Cegah PHK Besar-Besaran PT Sritex, Ombudsman RI Minta Pemerintah Percepat Upaya Penyelamatan
Siaran Pers
Nomor 039/HM.01/XI/2024
Selasa, 12 November 2024
SUKOHARJO - Ombudsman RI meminta pemerintah untuk segera melakukan upaya penyelamatan terhadap PT Sri Rejeki Isman Tbk atau Sritex (SRIL) sebagai pelayanan publik perlindungan industri tekstil dalam negeri beserta tenaga kerjanya, setelah perusahaan tersebut dinyatakan pailit oleh Pengadilan Negeri Niaga Semarang. Pernyataan ini disampaikan secara tegas oleh Anggota Ombudsman RI Yeka Hendra Fatika saat melakukan fasilitasi bersama para pihak terkait, di antaranya Direktur Utama PT Sritex Iwan Kurniawan Lukminto, Direktur Jenderal Perdagangan Luar Negeri Kementerian Perdagangan Isy Karim, Direktur Bina Pengawas Ketenagakerjaan dan Penguji K3 Kementerian Ketenagakerjaan Rinaldi Umar, Direktur Industri Tekstil, Kulit, dan Alas Kaki Kementerian Perindustrian Adie Rochmanto Pandiangan pada Selasa (12/11/2024) di Kantor PT Sritex, Sukoharjo, Jawa Tengah.
Yeka menyatakan bahwa Ombudsman RI menaruh atensi khusus dalam percepatan penanganan Sritex, sebab status pailit telah berdampak langsung pada pemblokiran oleh bea cukai sehingga tidak ada transaksi barang masuk maupun keluar. Selain itu, hal ini berdampak pada keputusan merumahkan sementara (PHK) 2.500 karyawan PT Sritex, dan jumlah ini akan terus bertambah jika izin usaha tidak segera diberikan sebagai hasil dari proses kasasi yang sedang berjalan di Mahkamah Agung. Ditambah lagi, ketersediaan bahan baku produksi PT Sritex yang tersisa diperkirakan akan habis dalam tiga minggu ke depan, sehingga akan timbul potensi PHK besar-besaran, mengingat tidak ada lagi yang dapat dikerjakan oleh karyawan. "Jadi, diperkirakan, PHK besar besaran akan terjadi 3 Minggu ke depan, ujar Yeka"

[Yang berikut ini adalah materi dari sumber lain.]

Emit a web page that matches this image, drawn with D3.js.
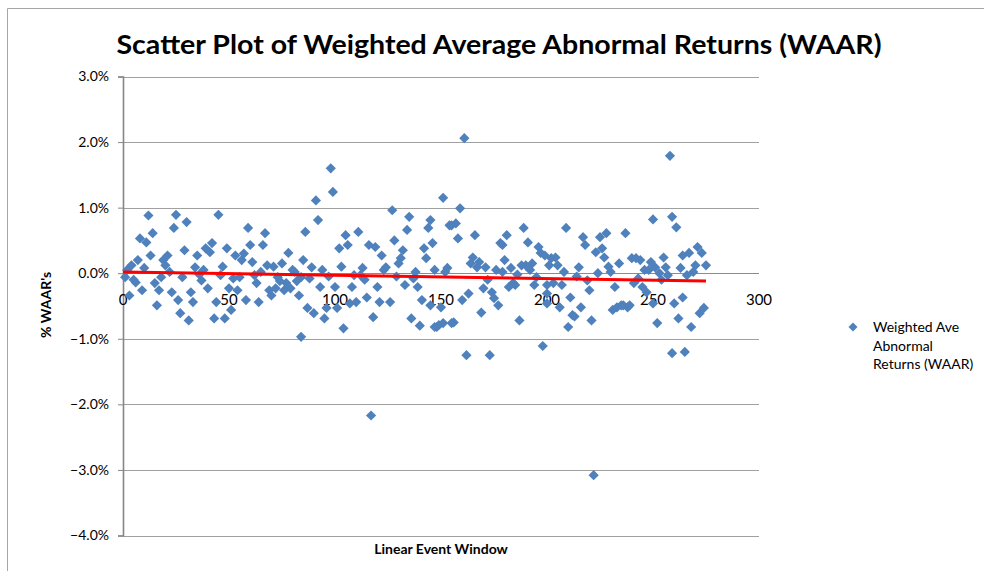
<!DOCTYPE html>
<html>
<head>
<meta charset="utf-8">
<script src="https://cdn.jsdelivr.net/npm/d3@7"></script>
<style>
  body { margin: 0; background: #fff; }
  text { font-family: Lato, "Open Sans", sans-serif; fill: #000; }
</style>
</head>
<body>
<script>
// event day (x) and weighted average abnormal return in % (y)
let eventDay = [1,3,5,6,4,7,8,11,12,14,13,9,10,15,17,16,18,19,21,20,22,23,25,24,30,29,28,26,27,31,
  32,33,34,35,37,38,40,39,42,41,45,44,43,48,46,49,51,50,53,54,55,56,59,60,61,58,62,63,65,64,
  67,66,69,70,72,73,75,78,76,79,81,83,85,84,86,87,90,89,88,92,91,93,94,95,84,96,100,102,105,106,
  111,108,109,101,104,107,113,112,116,119,115,118,120,121,122,124,126,127,128,130,131,132,133,134,
  135,136,138,137,139,140,141,142,143,144,145,146,147,145,149,150,151,153,154,157,156,155,158,159,
  160,161,162,164,165,166,167,168,171,169,163,170,173,174,175,177,178,181,179,180,182,184,185,187,
  189,188,190,191,193,196,197,199,198,202,204,201,205,194,200,203,200,200,206,207,209,211,210,212,
  215,216,217,218,219,220,221,222,223,225,228,226,227,224,230,232,231,233,234,235,238,237,240,242,
  241,244,245,246,247,249,250,252,251,253,255,256,257,258,259,261,260,262,264,264,266,267,268,269,
  270,271,273,272,274,275,259,265,148,151,98,99,117,110,147,213,236,239,250,155,179,57,71,77,80,82,
  2,36,47,52,68,74,97,103,114,123,129,152,172,176,183,186,192,195,208,214,229,243,248,254,263];
let waar = [-0.06,-0.34,-0.10,-0.14,0.12,0.20,0.53,0.47,0.88,0.61,0.27,-0.26,0.08,-0.15,-0.26,-0.49,-0.06,0.20,0.27,0.12,0.02,-0.29,0.89,0.69,0.78,0.35,-0.06,-0.41,-0.61,-0.72,
  -0.29,-0.44,0.09,0.27,-0.11,0.05,-0.23,0.38,0.46,0.32,0.89,-0.44,-0.69,-0.69,-0.03,0.38,-0.56,-0.23,0.27,-0.26,-0.06,0.20,0.69,0.43,0.17,-0.41,-0.03,-0.15,0.02,-0.44,
  0.61,0.43,-0.26,-0.34,-0.23,-0.06,0.15,0.31,-0.26,-0.23,0.02,-0.34,0.20,-0.06,0.63,-0.53,-0.61,0.09,-0.08,0.81,1.11,-0.21,0.05,-0.69,-0.97,-0.53,-0.21,0.38,0.58,0.43,
  0.63,-0.21,-0.03,-0.53,-0.84,-0.46,0.08,-0.03,0.43,0.40,-0.37,-0.67,-0.21,-0.44,0.27,0.09,-0.44,0.96,0.50,0.15,0.23,0.35,-0.18,0.66,
  0.86,-0.69,0.02,-0.08,-0.21,-0.80,-0.41,0.38,0.23,0.69,0.81,0.46,0.05,-0.49,-0.79,-0.52,1.15,0.08,0.73,0.76,-0.75,-0.76,0.53,0.99,
  -0.41,2.06,-1.25,0.15,0.24,0.58,0.09,0.17,0.09,-0.60,-0.31,-0.23,-1.25,-0.29,-0.38,-0.49,0.46,0.58,0.02,0.20,-0.21,-0.15,-0.18,-0.72,
  0.69,0.12,0.12,0.47,0.15,0.40,0.31,0.27,-1.11,0.23,0.24,0.12,0.12,-0.18,-0.18,-0.15,-0.31,-0.46,-0.52,-0.18,0.69,-0.37,-0.82,-0.64,
  0.09,-0.52,0.55,0.43,-0.11,-0.26,-0.72,-3.08,0.32,0.55,0.61,0.38,0.24,0.00,0.02,-0.21,-0.56,-0.52,0.15,-0.49,-0.52,0.61,0.23,0.23,
  -0.15,0.20,-0.21,0.05,-0.29,0.17,0.82,-0.76,0.09,0.00,0.24,0.09,-0.03,1.79,0.86,0.70,-0.46,-0.69,-0.37,0.27,-0.03,0.31,-0.82,0.02,
  0.12,0.40,0.31,-0.61,-0.53,0.12,-1.22,-1.20,-0.82,-0.76,1.60,1.24,-2.17,-0.44,-0.82,-0.66,-0.49,-0.49,-0.46,0.73,0.43,0.30,0.10,-0.15,0.05,-0.12,
  0.05,-0.02,0.10,-0.08,0.12,-0.12,-0.05,0.10,-0.10,0.05,-0.05,0.02,-0.10,0.05,0.08,-0.02,0.05,-0.06,0.02,-0.05,0.10,-0.08,0.05,-0.10,0.08];

// linear trend line end points (as drawn in the picture)
let trendDay = [0, 275];
let trendWaar = [0.02, -0.12];

let xTicks = [0, 50, 100, 150, 200, 250, 300];
let yTicks = [3, 2, 1, 0, -1, -2, -3, -4];

let width = 984;
let height = 571;

let svg = d3.select("body")
    .append("svg")
    .attr("width", width)
    .attr("height", height);

// chart border
svg.append("path")
    .attr("d", "M7.5,571V8.5H984")
    .attr("fill", "none")
    .attr("stroke", "#a6a6a6");

let x = d3.scaleLinear().domain([0, 300]).range([123, 759]);
let y = d3.scaleLinear().domain([-4, 3]).range([535.5, 76.5]);

// gridlines
svg.append("g")
    .selectAll("line")
    .data(yTicks)
    .enter()
    .append("line")
    .attr("x1", x(0))
    .attr("x2", x(300))
    .attr("y1", d => Math.round(y(d)) + 0.5)
    .attr("y2", d => Math.round(y(d)) + 0.5)
    .attr("stroke", d => d == 0 ? "#8c8c8c" : "#a0a0a0")
    .attr("stroke-width", 1.2);

// y axis
let yAxis = svg.append("g")
    .attr("transform", `translate(${x(0)},0)`)
    .call(d3.axisLeft(y).tickValues(yTicks).tickSize(5).tickPadding(9)
        .tickFormat(d => d3.format(".1f")(d) + "%"));
yAxis.select(".domain").attr("stroke", "#868686").attr("stroke-width", 1.6);
yAxis.selectAll(".tick line").attr("stroke", "#868686");
yAxis.selectAll(".tick text")
    .attr("font-size", 14)
    .attr("font-family", "Lato, sans-serif")
    .attr("fill", "#000");

// x tick labels (sit just under the zero line)
svg.append("g")
    .selectAll("text")
    .data(xTicks)
    .enter()
    .append("text")
    .attr("x", d => x(d))
    .attr("y", y(0) + 32)
    .attr("text-anchor", "middle")
    .attr("font-size", 15)
    .text(d => d);

// points
svg.append("g")
    .selectAll("path")
    .data(eventDay)
    .enter()
    .append("path")
    .attr("d", d3.symbol(d3.symbolSquare, 52))
    .attr("transform", (d, i) => `translate(${x(d)},${y(waar[i])}) rotate(45)`)
    .attr("fill", "#4f81bd");

// trend line
svg.append("line")
    .attr("x1", x(trendDay[0]))
    .attr("x2", x(trendDay[1]))
    .attr("y1", y(trendWaar[0]))
    .attr("y2", y(trendWaar[1]))
    .attr("stroke", "#ff0000")
    .attr("stroke-width", 3);

// titles
svg.append("text")
    .attr("x", 499)
    .attr("y", 54)
    .attr("text-anchor", "middle")
    .attr("font-size", 27)
    .attr("font-weight", "bold")
    .attr("textLength", 765)
    .attr("lengthAdjust", "spacingAndGlyphs")
    .text("Scatter Plot of Weighted Average Abnormal Returns (WAAR)");

svg.append("text")
    .attr("transform", "translate(51,305) rotate(-90)")
    .attr("text-anchor", "middle")
    .attr("font-size", 14)
    .attr("font-weight", "bold")
    .text("% WAAR's");

svg.append("text")
    .attr("x", 441)
    .attr("y", 554)
    .attr("text-anchor", "middle")
    .attr("font-size", 14)
    .attr("font-weight", "bold")
    .text("Linear Event Window");

// legend
let legend = svg.append("g").attr("transform", "translate(853,327)");
legend.append("path")
    .attr("d", d3.symbol(d3.symbolSquare, 40))
    .attr("transform", "rotate(45)")
    .attr("fill", "#4f81bd");
legend.selectAll("text")
    .data(["Weighted Ave", "Abnormal", "Returns (WAAR)"])
    .enter()
    .append("text")
    .attr("x", 20)
    .attr("y", (d, i) => 5 + i * 18.5)
    .attr("font-size", 14)
    .text(d => d);
</script>
</body>
</html>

"Kami mendorong Pemerintah untuk melakukan upaya-upaya percepatan dalam penyelesaian permasalahan ini untuk mencegah terjadinya gelombang PHK besar-besaran di PT Sritex," tegas Yeka.
Ombudsman RI mengungkapkan pailitnya PT Sritex mengisyaratkan adanya potensi maladministrasi dalam pelayanan publik mengingat prosedur putusan pailit yang dinilai tidak mempertimbangkan segala aspek dan asas kepentingan umum.
"Hal ini dikhawatirkan akan menimbulkan efek domino yang besar pada penyelenggaraan pelayanan publik sektor industri, perdagangan dan ketenagakerjaan yang secara lebih lanjut akan membawa keterpurukan sektor tersebut," jelas Yeka.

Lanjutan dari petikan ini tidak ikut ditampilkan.